Приходила вдова критика, который травил Платонова, приходила со слезами на глазах, рассказывая, как на похороны её мужа, официально устроенные в Доме Литераторов, не явился никто, кроме присяжного гробовщика Союза писателей. Даже прежние союзники по литературной борьбе как попрятались. Обструкция понятна: себя оберегали, если учесть, что покойник травил не одного Платонова. Однако ни до, ни после погребальной процедуры никто из исследователей не обратился к ней, всё ещё живой истории. «Никто! Никто!» восклицала с рыданьями в голосе пожилая женщина. В самом деле, почему не выслушать противную сторону?
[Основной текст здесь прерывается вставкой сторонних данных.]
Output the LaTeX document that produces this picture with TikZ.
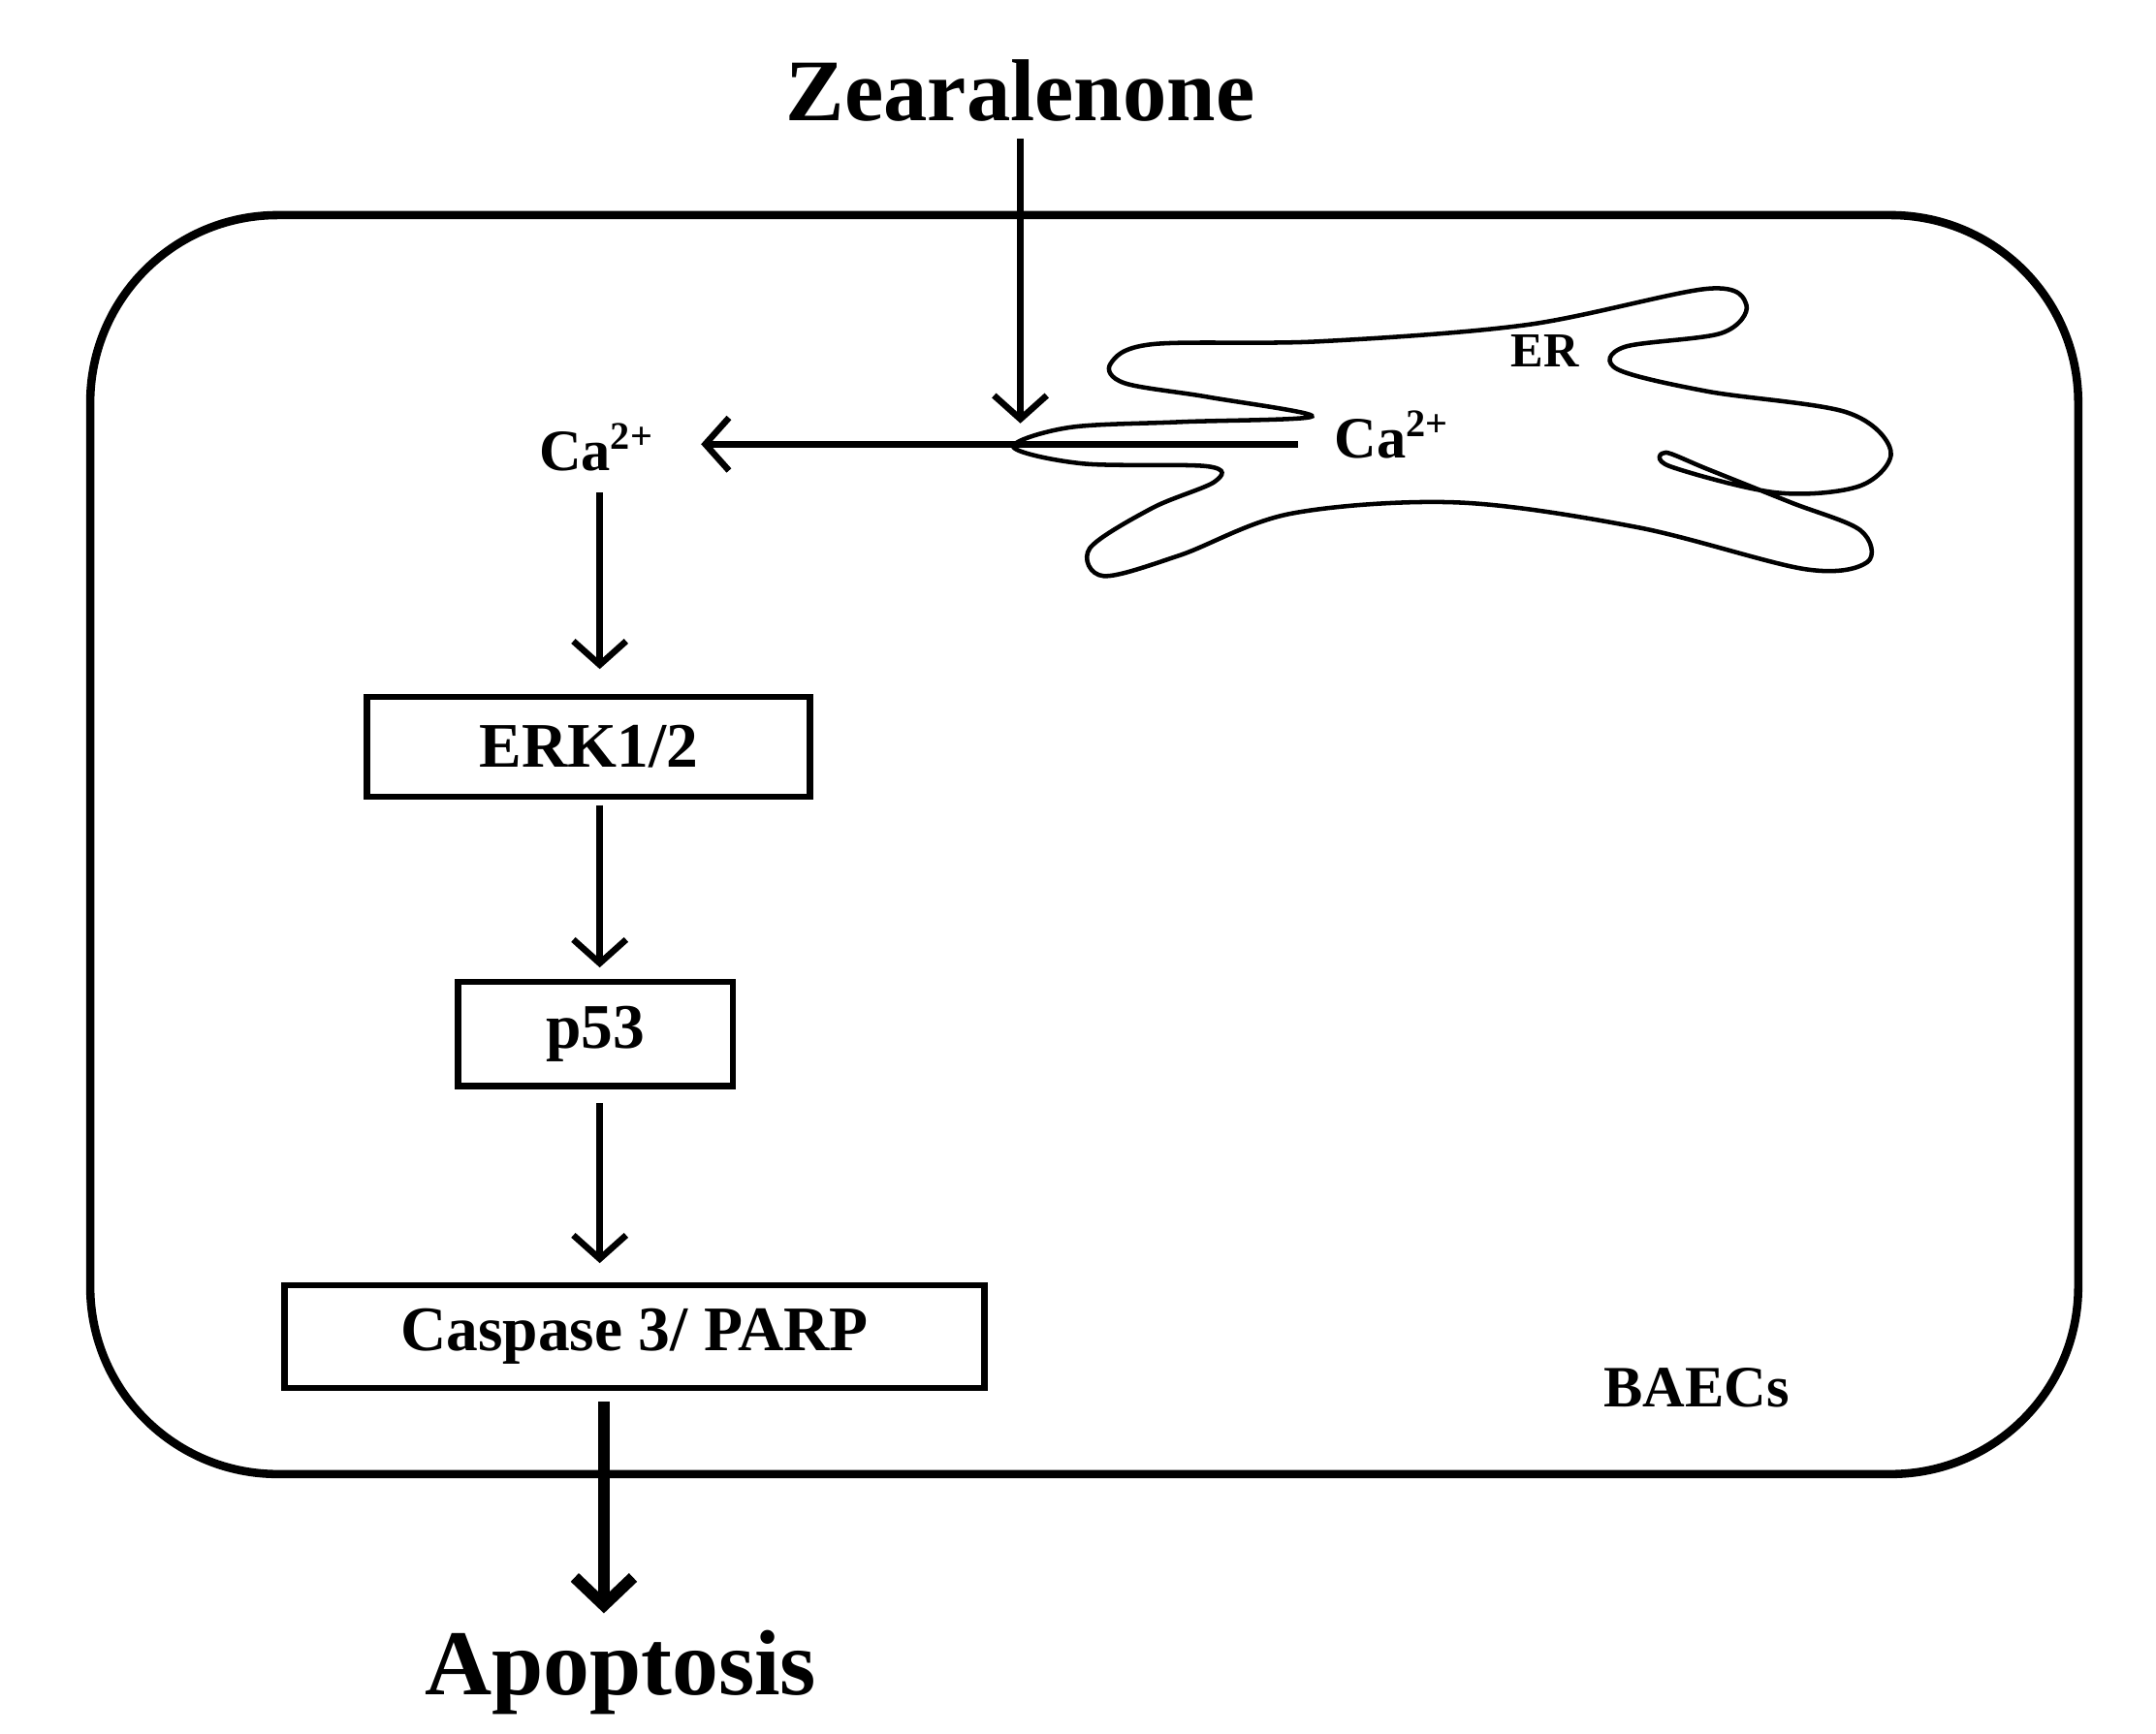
\documentclass[tikz,border=0pt]{standalone}
\usepackage{fontspec}
\setmainfont{Liberation Serif}
\usetikzlibrary{arrows.meta}
\begin{document}
\begin{tikzpicture}[x=0.01cm,y=-0.01cm,
  arr/.style={line width=1.3pt,-{Straight Barb[length=0.17cm,width=0.38cm,line width=1.3pt]}},
  bigarr/.style={line width=2.4pt,-{Straight Barb[length=0.2cm,width=0.42cm,line width=2.4pt]}},
  box/.style={draw,line width=1.3pt,font=\bfseries\fontsize{13}{15}\selectfont,inner sep=0pt},
  lbl/.style={font=\bfseries\fontsize{12}{14}\selectfont}]
\useasboundingbox (0,0) rectangle (1553,1249);
\draw[line width=1.7pt,rounded corners=1.35cm] (65,155) rectangle (1497,1062);
\draw[line width=0.9pt] plot[smooth cycle,tension=0.55] coordinates {
(730,322) (770,308) (850,304) (945,300) (870,286) (810,276) (800,262) (830,248)
(950,246) (1100,234) (1230,208) (1258,220) (1240,240) (1170,250) (1165,266)
(1230,282) (1330,297) (1362,325) (1340,350) (1280,355) (1203,336) (1200,326)
(1230,338) (1290,362) (1340,382) (1345,405) (1300,410) (1180,380) (1050,362)
(930,370) (850,400) (795,415) (785,395) (830,366) (875,347) (870,336) (780,334)};
\node[font=\bfseries\fontsize{18}{21}\selectfont] (z) at (735,65) {Zearalenone};
\node[lbl] (ca1) at (430,322) {Ca\textsuperscript{2+}};
\node[lbl] (ca2) at (1003,313) {Ca\textsuperscript{2+}};
\node[font=\bfseries\fontsize{10}{12}\selectfont] (er) at (1113,253) {ER};
\node[box,minimum width=3.19cm,minimum height=0.72cm] (erk) at (424,538) {ERK1/2};
\node[box,minimum width=1.98cm,minimum height=0.75cm] (p53) at (429,745) {p53};
\node[box,minimum width=5.04cm,minimum height=0.74cm] (cas) at (457,963) {Caspase 3/ PARP};
\node[font=\bfseries\fontsize{19}{22}\selectfont] (apo) at (447,1205) {Apoptosis};
\node[lbl] (bae) at (1222,1000) {BAECs};
\coordinate (zt) at (735,100); \coordinate (zh) at (735,305);
\coordinate (hs) at (935,320); \coordinate (he) at (505,320);
\draw[arr] (zt) -- (zh);
\draw[arr] (hs) -- (he);
\draw[arr] (432,355) -- (432,482);
\draw[arr] (432,580) -- (432,697);
\draw[arr] (432,795) -- (432,910);
\draw[bigarr] (435,1010) -- (apo.north -| 435,0);
\end{tikzpicture}
\end{document}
На семьдесят лет в нашей истории растянулась полоса несправедливого осуждения людей, но так и не выяснено, в чем заключалась несправедливость.
«Это было хорошо… или… или каза-а-алось таковым», – своим характерным голосом, слегка в нос, протянул Ростислав Плятт, откликаясь на вопрос об одной легендарной шекспировской постановке 20-х годов. «Было или казалось» – говорили в пушкинские времена, цитируя французский источник. Мне ответ был дан опытным актером на фоне реабилитации забытого, запрещенного, как бы похороненного. Ответ авторитетный и ответственный. Актер-ветеран, видевший то, о чем он говорил, и знавший закулисную историю происходившего на виду у публики, был свидетелем забвений и запрещений. Выдающийся профессионал, очевидно, чувствовал, что не всё забытое достойно воскрешения, не все запрещенное подлежит оправданию как достижения творческие. Между тем, пострадавшие как «враги народа» и реабилитированные за неимением преступлений, оказывались неприкасаемыми, хотя они были врагами – профессии. Над такими вредителями («чужими», по Сноу), праведного суда ещё не было. Осудили их не за то, за что надо бы судить, от наказания заслуженного их защитил терновый венец. Почему же оправданных политически не накажут, как следует, и не скажут, в чём их истинная, профессиональная, творческая вина? Однако реабилитацию политическую обычно отождествляли и отождествляют с оправданием творческим.